If you look at the history of Spring Security, what used to be Acegi Security, version 1.0 of Acegi Security was basically focused on getting an application secured and it provided most of the core original features back in the Acegi Security days. It was very difficult to use though as it took couple of hundred lines to do a simple configuration. With Spring Security 2.0, when we brought that out, we focused on usability and some refactoring work, so we just made it considerably easier to use and your 150 - 200 lines of XML reduced to only about 10 - 12 for a small basic application.
With Spring Security 3.0, we've made further improvements to usability, we've also primarily focused on supporting the latest versions of Spring. If you have a look at Spring Framework version 3.0, it has support for something called Spring Expression Languages or SPEL, as we call it. Acegi Security or Spring Security - I should say Spring Security 3.0 - supports SPEL. You are able to use expressions within all of your authorization logic, so you are able to say, "If this person has this role or this role or it's before this time of the day, and it's from this IP address, then they are authorized to go in".

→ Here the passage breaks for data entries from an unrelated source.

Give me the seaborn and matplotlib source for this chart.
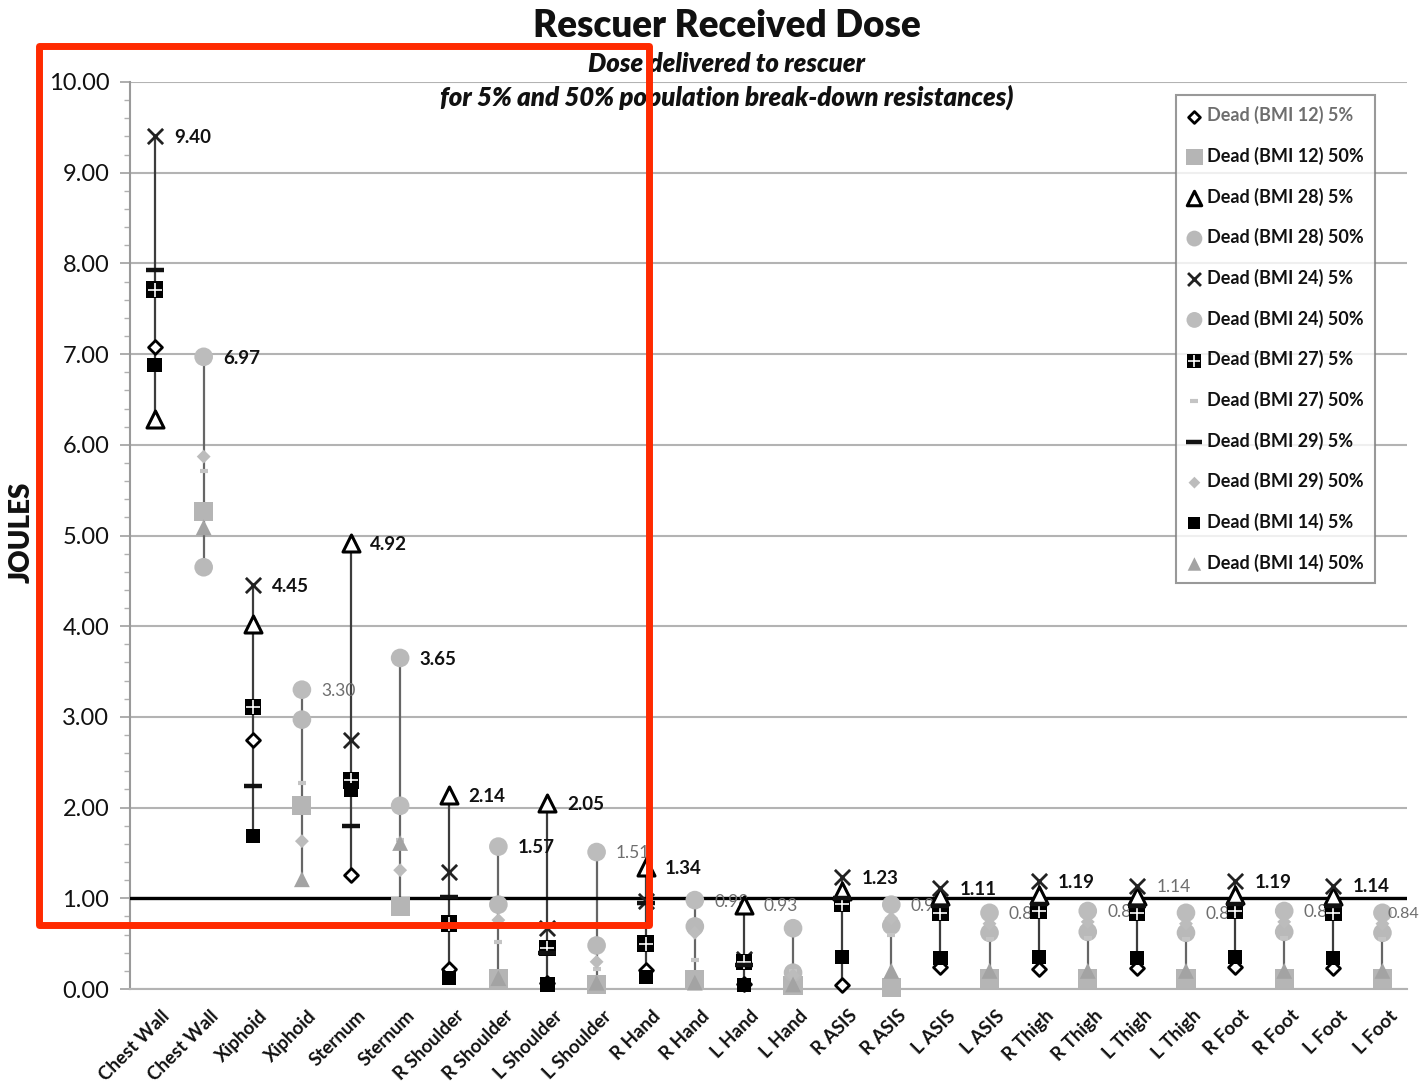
import numpy as np
import pandas as pd
import matplotlib
matplotlib.use("Agg")
import matplotlib.pyplot as plt
from matplotlib.patches import Rectangle
from matplotlib.ticker import MultipleLocator, FormatStrFormatter
import seaborn as sns

# Body regions; each is shown twice: 5% resistance (left) and 50% resistance (right)
regions = ["Chest Wall", "Xiphoid", "Sternum", "R Shoulder", "L Shoulder", "R Hand",
           "L Hand", "R ASIS", "L ASIS", "R Thigh", "L Thigh", "R Foot", "L Foot"]

# Dose (joules) delivered to rescuer, 5% population break-down resistance
bmi12_5 = [7.08, 2.75, 1.26, 0.22, 0.07, 0.21, 0.05, 0.04, 0.24, 0.22, 0.23, 0.24, 0.23]
bmi28_5 = [6.28, 4.02, 4.92, 2.14, 2.05, 1.34, 0.93, 1.08, 1.02, 1.04, 1.03, 1.04, 1.03]
bmi24_5 = [9.40, 4.45, 2.75, 1.29, 0.67, 0.97, 0.33, 1.23, 1.11, 1.19, 1.14, 1.19, 1.14]
bmi27_5 = [7.71, 3.11, 2.30, 0.72, 0.45, 0.50, 0.30, 0.94, 0.84, 0.86, 0.84, 0.86, 0.84]
bmi29_5 = [7.93, 2.24, 1.80, 1.01, 0.40, 0.95, 0.27, 1.00, 0.92, 0.94, 0.92, 0.94, 0.92]
bmi14_5 = [6.88, 1.69, 2.19, 0.12, 0.05, 0.13, 0.04, 0.35, 0.34, 0.35, 0.34, 0.35, 0.34]

# Dose (joules) delivered to rescuer, 50% population break-down resistance
bmi12_50 = [5.26, 2.02, 0.91, 0.12, 0.05, 0.10, 0.04, 0.02, 0.12, 0.12, 0.12, 0.12, 0.12]
bmi28_50 = [4.65, 2.97, 3.65, 0.93, 0.48, 0.69, 0.18, 0.70, 0.62, 0.63, 0.62, 0.63, 0.62]
bmi24_50 = [6.97, 3.30, 2.02, 1.57, 1.51, 0.98, 0.67, 0.93, 0.84, 0.86, 0.84, 0.86, 0.84]
bmi27_50 = [5.71, 2.27, 1.64, 0.52, 0.22, 0.32, 0.20, 0.60, 0.55, 0.56, 0.55, 0.56, 0.55]
bmi29_50 = [5.87, 1.63, 1.31, 0.76, 0.30, 0.62, 0.15, 0.78, 0.72, 0.74, 0.72, 0.74, 0.72]
bmi14_50 = [5.09, 1.21, 1.61, 0.12, 0.07, 0.07, 0.05, 0.20, 0.20, 0.20, 0.20, 0.20, 0.20]

series = [
    ("Dead (BMI 12) 5%", "5%", bmi12_5),
    ("Dead (BMI 12) 50%", "50%", bmi12_50),
    ("Dead (BMI 28) 5%", "5%", bmi28_5),
    ("Dead (BMI 28) 50%", "50%", bmi28_50),
    ("Dead (BMI 24) 5%", "5%", bmi24_5),
    ("Dead (BMI 24) 50%", "50%", bmi24_50),
    ("Dead (BMI 27) 5%", "5%", bmi27_5),
    ("Dead (BMI 27) 50%", "50%", bmi27_50),
    ("Dead (BMI 29) 5%", "5%", bmi29_5),
    ("Dead (BMI 29) 50%", "50%", bmi29_50),
    ("Dead (BMI 14) 5%", "5%", bmi14_5),
    ("Dead (BMI 14) 50%", "50%", bmi14_50),
]

rows = []
for name, pct, vals in series:
    for i, v in enumerate(vals):
        rows.append(dict(series=name, pct=pct, region=regions[i],
                         xpos=2 * i + (0 if pct == "5%" else 1), joules=v))
df = pd.DataFrame(rows)

tick_labels = [r for r in regions for _ in (0, 1)]

# ---------------------------------------------------------------- styling
sns.set_theme(style="white")
plt.rcParams["font.family"] = ["Lato", "DejaVu Sans"]

styles = {
    "Dead (BMI 12) 5%": [dict(marker="D", s=50, color="white", edgecolor="black", linewidth=2.0)],
    "Dead (BMI 12) 50%": [dict(marker="s", s=190, color="#b5b5b5", edgecolor="none")],
    "Dead (BMI 28) 5%": [dict(marker="^", s=150, color="white", edgecolor="black", linewidth=2.2)],
    "Dead (BMI 28) 50%": [dict(marker="o", s=180, color="#b9b9b9", edgecolor="none")],
    "Dead (BMI 24) 5%": [dict(marker="x", s=120, color="#222222", linewidth=2.0)],
    "Dead (BMI 24) 50%": [dict(marker="o", s=180, color="#bcbcbc", edgecolor="none")],
    "Dead (BMI 27) 5%": [dict(marker="s", s=140, color="black", edgecolor="none"),
                         dict(marker="+", s=95, color="white", linewidth=1.2)],
    "Dead (BMI 27) 50%": [dict(marker="_", s=40, color="#c4c4c4", linewidth=3)],
    "Dead (BMI 29) 5%": [dict(marker="_", s=170, color="#111111", linewidth=3.2)],
    "Dead (BMI 29) 50%": [dict(marker="D", s=50, color="#bcbcbc", edgecolor="none")],
    "Dead (BMI 14) 5%": [dict(marker="s", s=105, color="black", edgecolor="none")],
    "Dead (BMI 14) 50%": [dict(marker="^", s=130, color="#a3a3a3", edgecolor="none")],
}

W, H = 1421, 1087
fig = plt.figure(figsize=(W / 100, H / 100), dpi=100)
ax = fig.add_axes([130 / W, 1 - 989 / H, (1407 - 130) / W, (989 - 82) / H])

# high-low lines spanning every category
span = df.groupby("xpos")["joules"].agg(["min", "max"]).reset_index()
line_col = np.where(span["xpos"] % 2 == 0, "#3c3c3c", "#666666")
ax.vlines(span["xpos"], span["min"], span["max"], colors=line_col, linewidth=1.6, zorder=2)

# reference threshold at 1 joule
ax.axhline(1.0, color="black", linewidth=2.4, zorder=2.8)

handles, labels = [], []
for k, (name, pct, vals) in enumerate(series):
    sub = df[df["series"] == name]
    parts = []
    for j, st in enumerate(styles[name]):
        sns.scatterplot(data=sub, x="xpos", y="joules", ax=ax, legend=False,
                        zorder=3 + k * 0.1 + j * 0.01, clip_on=False, **st)
        parts.append(ax.collections[-1])
    handles.append(tuple(parts) if len(parts) > 1 else parts[0])
    labels.append(name)

# value labels at each category's maximum
gray_labels = {3, 9, 11, 12, 15, 17, 19, 20, 21, 23, 25}
unlabeled = {13}
last = len(tick_labels) - 1
for _, r in span.iterrows():
    xi = int(r["xpos"])
    if xi in unlabeled:
        continue
    gray = xi in gray_labels
    if xi == last:
        dx, fs = 4, 11.5
    else:
        dx, fs = 14, (12.5 if gray else 13.5)
    ax.annotate(f"{r['max']:.2f}", (xi, r["max"]), xytext=(dx, -1),
                textcoords="offset points", ha="left", va="center",
                fontsize=fs, fontweight="normal" if gray else "bold",
                color="#6e6e6e" if gray else "#111111",
                zorder=3.5 if xi == last else 2.9)

# axes
ax.set_xlim(-0.5, 25.5)
ax.set_ylim(0, 10)
ax.yaxis.set_major_locator(MultipleLocator(1))
ax.yaxis.set_minor_locator(MultipleLocator(0.2))
ax.yaxis.set_major_formatter(FormatStrFormatter("%.2f"))
ax.yaxis.grid(True, which="major", color="#b3b3b3", linewidth=1.5)
ax.set_axisbelow(True)
ax.tick_params(axis="y", which="major", direction="out", length=7, width=1.2,
               color="#a0a0a0", labelsize=17, labelcolor="#111111", pad=8, left=True)
ax.tick_params(axis="y", which="minor", direction="out", length=4, width=1.0,
               color="#b0b0b0", left=True)
ax.set_xticks(range(len(tick_labels)))
ax.set_xticklabels(tick_labels, rotation=45, ha="right", rotation_mode="anchor",
                   fontsize=13.5, fontweight="bold", color="#111111")
ax.tick_params(axis="x", length=0, pad=13)
for t in ax.get_xticklabels():
    t.set_transform(t.get_transform() + matplotlib.transforms.ScaledTranslation(6 / 100, 0, fig.dpi_scale_trans))
for side in ("top", "right"):
    ax.spines[side].set_visible(False)
ax.spines["left"].set_color("#9a9a9a")
ax.spines["left"].set_linewidth(1.5)
ax.spines["bottom"].set_color("#b3b3b3")
ax.spines["bottom"].set_linewidth(1.5)
ax.set_xlabel("")
ax.set_ylabel("")

# titles
fig.text(727 / W, 1 - 26 / H, "Rescuer Received Dose", ha="center", va="center",
         fontsize=26.5, fontweight="heavy", color="#111111")
fig.text(727 / W, 1 - 64 / H, "Dose delivered to rescuer", ha="center", va="center",
         fontsize=18.5, fontweight="heavy", style="italic", color="#111111")
fig.text(727 / W, 1 - 97 / H, "for 5% and 50% population break-down resistances)",
         ha="center", va="center", fontsize=18.5, fontweight="heavy", style="italic",
         color="#111111")
fig.text(35 / W, 1 - 532 / H, "JOULES", rotation=90, ha="right", va="center",
         fontsize=20, fontweight="heavy", color="#111111")

# legend
leg = fig.legend(handles, labels, loc="upper left",
                 bbox_to_anchor=(1176 / W, 1 - 95 / H), bbox_transform=fig.transFigure,
                 frameon=True, fancybox=False, fontsize=13, labelspacing=1.25,
                 handlelength=0.8, handletextpad=0.3, borderpad=0.62,
                 markerscale=0.85, borderaxespad=0)
leg.get_frame().set_edgecolor("#808080")
leg.get_frame().set_linewidth(1.5)
for i, t in enumerate(leg.get_texts()):
    t.set_color("#6e6e6e" if i == 0 else "#111111")
    t.set_fontweight("bold")

# highlight box around the trunk readings
fig.add_artist(Rectangle((38.5 / W, 1 - 924.5 / H), 610 / W, 879 / H,
                         transform=fig.transFigure, fill=False, edgecolor="#ff2a00",
                         linewidth=5.0, joinstyle="round", zorder=20))

fig.savefig("out.png", dpi=100, facecolor="white")
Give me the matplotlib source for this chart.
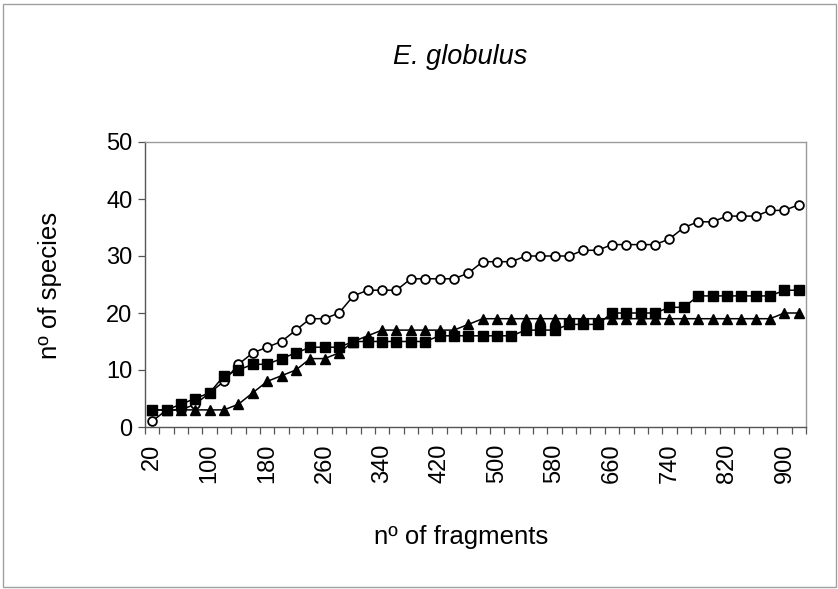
import matplotlib
matplotlib.use("Agg")
import matplotlib.pyplot as plt
from matplotlib.patches import Rectangle

plt.rcParams["font.family"] = ["Liberation Sans", "DejaVu Sans"]

# data (species accumulation, E. globulus)
fragments = [20, 40, 60, 80, 100, 120, 140, 160, 180, 200,
             220, 240, 260, 280, 300, 320, 340, 360, 380, 400,
             420, 440, 460, 480, 500, 520, 540, 560, 580, 600,
             620, 640, 660, 680, 700, 720, 740, 760, 780, 800,
             820, 840, 860, 880, 900, 920]
circles = [1, 3, 3, 4, 6, 8, 11, 13, 14, 15,
           17, 19, 19, 20, 23, 24, 24, 24, 26, 26,
           26, 26, 27, 29, 29, 29, 30, 30, 30, 30,
           31, 31, 32, 32, 32, 32, 33, 35, 36, 36,
           37, 37, 37, 38, 38, 39]
squares = [3, 3, 4, 5, 6, 9, 10, 11, 11, 12,
           13, 14, 14, 14, 15, 15, 15, 15, 15, 15,
           16, 16, 16, 16, 16, 16, 17, 17, 17, 18,
           18, 18, 20, 20, 20, 20, 21, 21, 23, 23,
           23, 23, 23, 23, 24, 24]
triangles = [3, 3, 3, 3, 3, 3, 4, 6, 8, 9,
             10, 12, 12, 13, 15, 16, 17, 17, 17, 17,
             17, 17, 18, 19, 19, 19, 19, 19, 19, 19,
             19, 19, 19, 19, 19, 19, 19, 19, 19, 19,
             19, 19, 19, 19, 20, 20]
label_ticks = [20, 100, 180, 260, 340, 420, 500, 580, 660, 740, 820, 900]

W, H = 838, 589
fig = plt.figure(figsize=(W / 100, H / 100), dpi=100)
ax = fig.add_axes([145 / W, 1 - 427 / H, 661 / W, 285 / H])

ax.plot(fragments, circles, color="black", lw=1.1, marker="o", ms=6.3,
        mfc="white", mec="black", mew=1.3, zorder=3)
ax.plot(fragments, squares, color="black", lw=1.1, marker="s", ms=6.5,
        mfc="black", mec="black", zorder=4)
ax.plot(fragments, triangles, color="black", lw=1.1, marker="^", ms=7.5,
        mfc="black", mec="black", zorder=5)

ax.set_xlim(10, 930)
ax.set_ylim(0, 50)
ax.set_yticks(range(0, 51, 10))
ax.set_xticks(label_ticks)
ax.set_xticks([f - 10 for f in fragments] + [930], minor=True)
ax.tick_params(axis="x", which="major", length=0, pad=12, labelsize=17,
               labelrotation=90)
ax.tick_params(axis="x", which="minor", length=5, direction="out",
               color="#555555", width=0.9)
ax.tick_params(axis="y", length=5, direction="out", labelsize=17,
               color="#555555", width=0.9, pad=4)
for lab in ax.get_xticklabels():
    lab.set_va("top")

for s in ["top", "right"]:
    ax.spines[s].set_color("#9a9a9a")
    ax.spines[s].set_linewidth(1.0)
for s in ["left", "bottom"]:
    ax.spines[s].set_color("#555555")
    ax.spines[s].set_linewidth(1.0)

fig.text(0.549, 1 - 57 / H, "E. globulus", ha="center", va="center",
         fontsize=19.5, style="italic")
fig.text(0.550, 1 - 537 / H, "nº of fragments", ha="center", va="center",
         fontsize=18.5)
fig.text(0.060, 1 - 285 / H, "nº of species", ha="center", va="center",
         fontsize=18.5, rotation=90)

# thin frame round the whole chart
fig.patches.append(Rectangle((3 / W, 2 / H), 1 - 5 / W, 1 - 6 / H,
                             transform=fig.transFigure, fill=False,
                             edgecolor="#a0a0a0", linewidth=1.0))

fig.savefig("out.png", dpi=100)
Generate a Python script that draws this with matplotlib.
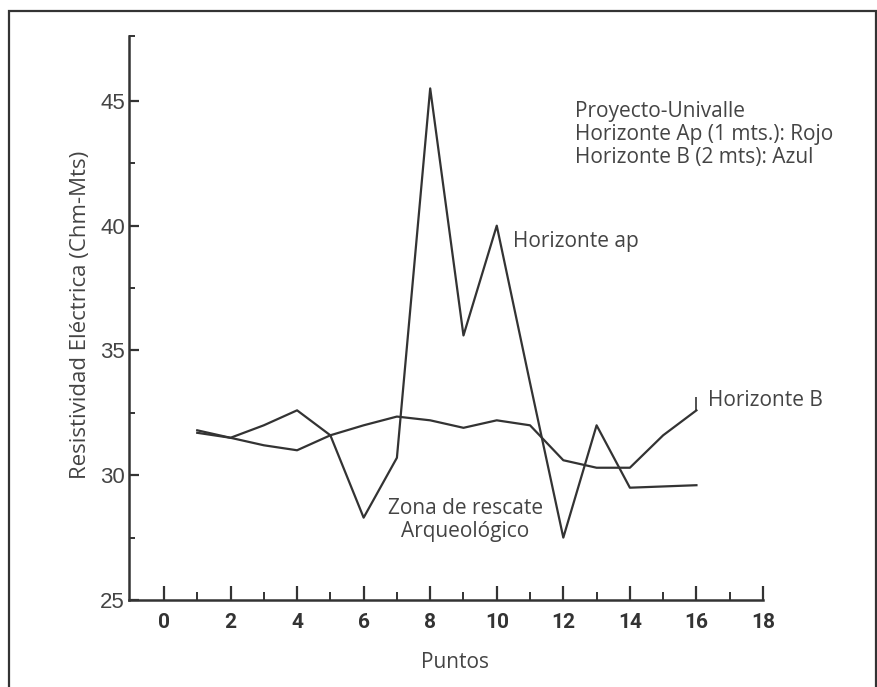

You can write considerably more sophisticated expressions declaratively rather than having to, in the old Acegi or Spring Security 2.0 days, write something like an access decision voter. It avoids having to write a class to provide more sophisticated authorization expression logic. You can just do it declaratively now. It also has much better annotations, so you can do things like express filtering rules with the ACL support, you can remove elements from collections and that type of thing. These can also be expressed via expressions, so it's much easier to use and build more complex applications.